(WHAT TO WORK ON) Output every entry exactly, from the first line to the last.

(RECORDS FOR PROCESSING)
-- start --

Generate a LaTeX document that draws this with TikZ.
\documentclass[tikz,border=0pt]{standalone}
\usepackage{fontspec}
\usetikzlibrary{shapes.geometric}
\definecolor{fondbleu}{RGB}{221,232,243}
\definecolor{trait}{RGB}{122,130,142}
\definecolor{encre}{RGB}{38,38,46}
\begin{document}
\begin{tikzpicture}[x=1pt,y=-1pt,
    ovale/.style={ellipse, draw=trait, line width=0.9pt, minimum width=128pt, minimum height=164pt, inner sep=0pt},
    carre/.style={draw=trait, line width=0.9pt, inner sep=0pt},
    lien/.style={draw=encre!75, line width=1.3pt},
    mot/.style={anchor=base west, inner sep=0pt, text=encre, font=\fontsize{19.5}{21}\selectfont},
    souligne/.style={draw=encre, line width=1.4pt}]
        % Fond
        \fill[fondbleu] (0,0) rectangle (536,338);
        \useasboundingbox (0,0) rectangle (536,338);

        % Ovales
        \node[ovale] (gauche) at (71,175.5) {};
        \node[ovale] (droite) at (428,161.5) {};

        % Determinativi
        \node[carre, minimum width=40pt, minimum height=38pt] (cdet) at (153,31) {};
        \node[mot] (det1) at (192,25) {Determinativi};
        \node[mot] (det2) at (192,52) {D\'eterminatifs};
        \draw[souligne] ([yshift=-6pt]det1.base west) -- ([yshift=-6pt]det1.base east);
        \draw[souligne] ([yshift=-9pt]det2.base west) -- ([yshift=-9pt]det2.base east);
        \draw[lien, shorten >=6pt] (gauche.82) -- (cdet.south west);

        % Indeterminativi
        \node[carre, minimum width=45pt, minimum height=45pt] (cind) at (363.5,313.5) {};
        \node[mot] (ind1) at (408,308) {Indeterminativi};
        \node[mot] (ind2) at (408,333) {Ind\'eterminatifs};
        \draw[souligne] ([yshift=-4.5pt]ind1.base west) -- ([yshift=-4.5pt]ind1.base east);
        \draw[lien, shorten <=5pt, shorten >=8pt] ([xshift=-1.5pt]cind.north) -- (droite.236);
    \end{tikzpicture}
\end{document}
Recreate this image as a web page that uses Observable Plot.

-- end --

(FULL RESPONSE)
Generate a LaTeX document that draws this with TikZ.
\documentclass[tikz,border=0pt]{standalone}
\usepackage{fontspec}
\usetikzlibrary{shapes.geometric}
\definecolor{fondbleu}{RGB}{221,232,243}
\definecolor{trait}{RGB}{122,130,142}
\definecolor{encre}{RGB}{38,38,46}
\begin{document}
\begin{tikzpicture}[x=1pt,y=-1pt,
    ovale/.style={ellipse, draw=trait, line width=0.9pt, minimum width=128pt, minimum height=164pt, inner sep=0pt},
    carre/.style={draw=trait, line width=0.9pt, inner sep=0pt},
    lien/.style={draw=encre!75, line width=1.3pt},
    mot/.style={anchor=base west, inner sep=0pt, text=encre, font=\fontsize{19.5}{21}\selectfont},
    souligne/.style={draw=encre, line width=1.4pt}]
        % Fond
        \fill[fondbleu] (0,0) rectangle (536,338);
        \useasboundingbox (0,0) rectangle (536,338);

        % Ovales
        \node[ovale] (gauche) at (71,175.5) {};
        \node[ovale] (droite) at (428,161.5) {};

        % Determinativi
        \node[carre, minimum width=40pt, minimum height=38pt] (cdet) at (153,31) {};
        \node[mot] (det1) at (192,25) {Determinativi};
        \node[mot] (det2) at (192,52) {D\'eterminatifs};
        \draw[souligne] ([yshift=-6pt]det1.base west) -- ([yshift=-6pt]det1.base east);
        \draw[souligne] ([yshift=-9pt]det2.base west) -- ([yshift=-9pt]det2.base east);
        \draw[lien, shorten >=6pt] (gauche.82) -- (cdet.south west);

        % Indeterminativi
        \node[carre, minimum width=45pt, minimum height=45pt] (cind) at (363.5,313.5) {};
        \node[mot] (ind1) at (408,308) {Indeterminativi};
        \node[mot] (ind2) at (408,333) {Ind\'eterminatifs};
        \draw[souligne] ([yshift=-4.5pt]ind1.base west) -- ([yshift=-4.5pt]ind1.base east);
        \draw[lien, shorten <=5pt, shorten >=8pt] ([xshift=-1.5pt]cind.north) -- (droite.236);
    \end{tikzpicture}
\end{document}
Recreate this image as a web page that uses Observable Plot.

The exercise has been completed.